### Instruction
Nothing but the lines from the line with "Recreate this image" to the line with "ax = fig.add_axes([0.08, 0.153, 0.716, 0.83])", both included, is to be repeated, and those exactly. Leave out the pictures.

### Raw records
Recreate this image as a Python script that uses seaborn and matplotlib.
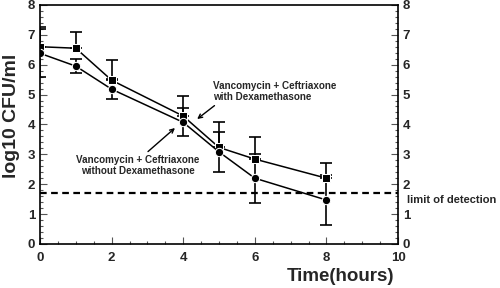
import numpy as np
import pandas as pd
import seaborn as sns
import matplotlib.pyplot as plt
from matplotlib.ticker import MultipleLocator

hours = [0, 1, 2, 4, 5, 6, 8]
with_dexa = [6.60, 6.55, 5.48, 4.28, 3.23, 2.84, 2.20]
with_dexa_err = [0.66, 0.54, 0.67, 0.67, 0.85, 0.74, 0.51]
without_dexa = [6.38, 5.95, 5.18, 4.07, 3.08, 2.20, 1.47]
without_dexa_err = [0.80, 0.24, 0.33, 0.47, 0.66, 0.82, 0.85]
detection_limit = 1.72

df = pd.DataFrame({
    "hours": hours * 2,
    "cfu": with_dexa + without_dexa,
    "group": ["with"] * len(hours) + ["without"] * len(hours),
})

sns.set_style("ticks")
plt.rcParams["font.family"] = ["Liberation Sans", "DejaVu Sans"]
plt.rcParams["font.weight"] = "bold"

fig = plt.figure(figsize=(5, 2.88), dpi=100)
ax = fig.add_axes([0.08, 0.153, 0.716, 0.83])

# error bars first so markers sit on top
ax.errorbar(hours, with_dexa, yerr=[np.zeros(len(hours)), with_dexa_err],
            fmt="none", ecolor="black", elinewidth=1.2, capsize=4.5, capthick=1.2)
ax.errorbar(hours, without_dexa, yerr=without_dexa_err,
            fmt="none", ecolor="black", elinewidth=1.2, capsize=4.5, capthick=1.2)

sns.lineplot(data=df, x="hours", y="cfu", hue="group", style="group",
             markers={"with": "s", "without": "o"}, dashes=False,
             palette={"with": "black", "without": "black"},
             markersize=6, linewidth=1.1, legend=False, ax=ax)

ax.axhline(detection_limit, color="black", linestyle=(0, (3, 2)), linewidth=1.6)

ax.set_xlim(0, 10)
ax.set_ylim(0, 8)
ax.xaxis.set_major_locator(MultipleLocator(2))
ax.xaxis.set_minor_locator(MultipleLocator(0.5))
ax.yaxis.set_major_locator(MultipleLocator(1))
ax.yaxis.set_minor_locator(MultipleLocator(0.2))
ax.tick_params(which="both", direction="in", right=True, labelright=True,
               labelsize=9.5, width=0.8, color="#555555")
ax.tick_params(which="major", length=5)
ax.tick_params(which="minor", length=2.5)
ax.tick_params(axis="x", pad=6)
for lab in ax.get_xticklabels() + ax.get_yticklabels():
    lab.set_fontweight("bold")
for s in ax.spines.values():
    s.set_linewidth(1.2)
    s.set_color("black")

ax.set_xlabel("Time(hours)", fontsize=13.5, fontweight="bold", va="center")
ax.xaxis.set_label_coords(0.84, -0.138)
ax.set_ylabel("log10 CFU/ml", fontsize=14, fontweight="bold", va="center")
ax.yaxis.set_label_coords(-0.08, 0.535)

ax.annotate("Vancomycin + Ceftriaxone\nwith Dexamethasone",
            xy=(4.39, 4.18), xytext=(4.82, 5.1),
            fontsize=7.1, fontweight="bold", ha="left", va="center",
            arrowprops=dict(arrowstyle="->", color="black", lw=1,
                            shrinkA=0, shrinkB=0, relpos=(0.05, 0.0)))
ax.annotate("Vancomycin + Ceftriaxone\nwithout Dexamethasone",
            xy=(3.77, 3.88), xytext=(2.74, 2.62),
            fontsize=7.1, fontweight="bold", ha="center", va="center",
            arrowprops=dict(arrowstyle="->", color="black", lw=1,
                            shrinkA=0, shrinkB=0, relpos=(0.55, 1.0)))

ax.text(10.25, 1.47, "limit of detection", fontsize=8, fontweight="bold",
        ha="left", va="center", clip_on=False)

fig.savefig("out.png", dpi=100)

==

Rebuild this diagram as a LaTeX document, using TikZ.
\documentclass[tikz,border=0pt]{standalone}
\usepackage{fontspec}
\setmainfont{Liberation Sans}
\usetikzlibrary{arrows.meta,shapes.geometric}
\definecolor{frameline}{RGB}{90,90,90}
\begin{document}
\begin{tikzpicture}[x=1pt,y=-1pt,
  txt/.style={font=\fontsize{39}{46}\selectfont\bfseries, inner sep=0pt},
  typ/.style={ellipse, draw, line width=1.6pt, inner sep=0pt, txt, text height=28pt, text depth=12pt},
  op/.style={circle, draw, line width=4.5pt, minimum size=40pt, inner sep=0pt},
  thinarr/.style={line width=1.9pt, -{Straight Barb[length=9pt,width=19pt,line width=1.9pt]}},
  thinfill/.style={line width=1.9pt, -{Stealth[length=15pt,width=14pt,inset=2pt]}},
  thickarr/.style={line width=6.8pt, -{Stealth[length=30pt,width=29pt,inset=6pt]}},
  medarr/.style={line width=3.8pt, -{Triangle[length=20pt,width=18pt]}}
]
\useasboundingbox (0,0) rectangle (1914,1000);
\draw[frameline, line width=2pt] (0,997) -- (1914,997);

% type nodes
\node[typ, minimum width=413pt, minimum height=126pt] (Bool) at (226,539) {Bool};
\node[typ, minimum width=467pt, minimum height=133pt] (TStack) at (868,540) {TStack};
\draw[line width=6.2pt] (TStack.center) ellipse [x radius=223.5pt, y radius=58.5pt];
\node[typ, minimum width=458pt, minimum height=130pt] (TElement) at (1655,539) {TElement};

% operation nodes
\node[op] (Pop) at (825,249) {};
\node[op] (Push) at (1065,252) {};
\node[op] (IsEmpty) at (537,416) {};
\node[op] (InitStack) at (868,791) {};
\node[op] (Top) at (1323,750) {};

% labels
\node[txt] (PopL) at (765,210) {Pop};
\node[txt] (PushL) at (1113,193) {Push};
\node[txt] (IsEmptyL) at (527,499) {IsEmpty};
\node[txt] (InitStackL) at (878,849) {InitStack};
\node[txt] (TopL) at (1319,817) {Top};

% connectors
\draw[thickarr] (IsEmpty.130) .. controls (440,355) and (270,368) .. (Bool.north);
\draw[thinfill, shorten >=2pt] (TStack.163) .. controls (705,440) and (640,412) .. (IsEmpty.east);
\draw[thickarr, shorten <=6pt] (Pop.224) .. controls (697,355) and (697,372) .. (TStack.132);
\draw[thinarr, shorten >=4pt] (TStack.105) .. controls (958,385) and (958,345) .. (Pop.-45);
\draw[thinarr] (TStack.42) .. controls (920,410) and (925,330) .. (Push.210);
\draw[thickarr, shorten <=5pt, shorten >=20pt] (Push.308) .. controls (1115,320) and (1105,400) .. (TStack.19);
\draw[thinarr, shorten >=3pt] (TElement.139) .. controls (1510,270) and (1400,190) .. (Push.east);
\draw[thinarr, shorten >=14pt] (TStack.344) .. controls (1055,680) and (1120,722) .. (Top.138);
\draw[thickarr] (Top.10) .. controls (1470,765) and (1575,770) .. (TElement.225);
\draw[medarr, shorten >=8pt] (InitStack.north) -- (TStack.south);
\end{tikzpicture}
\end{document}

### The solution
Recreate this image as a Python script that uses seaborn and matplotlib.
import numpy as np
import pandas as pd
import seaborn as sns
import matplotlib.pyplot as plt
from matplotlib.ticker import MultipleLocator

hours = [0, 1, 2, 4, 5, 6, 8]
with_dexa = [6.60, 6.55, 5.48, 4.28, 3.23, 2.84, 2.20]
with_dexa_err = [0.66, 0.54, 0.67, 0.67, 0.85, 0.74, 0.51]
without_dexa = [6.38, 5.95, 5.18, 4.07, 3.08, 2.20, 1.47]
without_dexa_err = [0.80, 0.24, 0.33, 0.47, 0.66, 0.82, 0.85]
detection_limit = 1.72

df = pd.DataFrame({
    "hours": hours * 2,
    "cfu": with_dexa + without_dexa,
    "group": ["with"] * len(hours) + ["without"] * len(hours),
})

sns.set_style("ticks")
plt.rcParams["font.family"] = ["Liberation Sans", "DejaVu Sans"]
plt.rcParams["font.weight"] = "bold"

fig = plt.figure(figsize=(5, 2.88), dpi=100)
ax = fig.add_axes([0.08, 0.153, 0.716, 0.83])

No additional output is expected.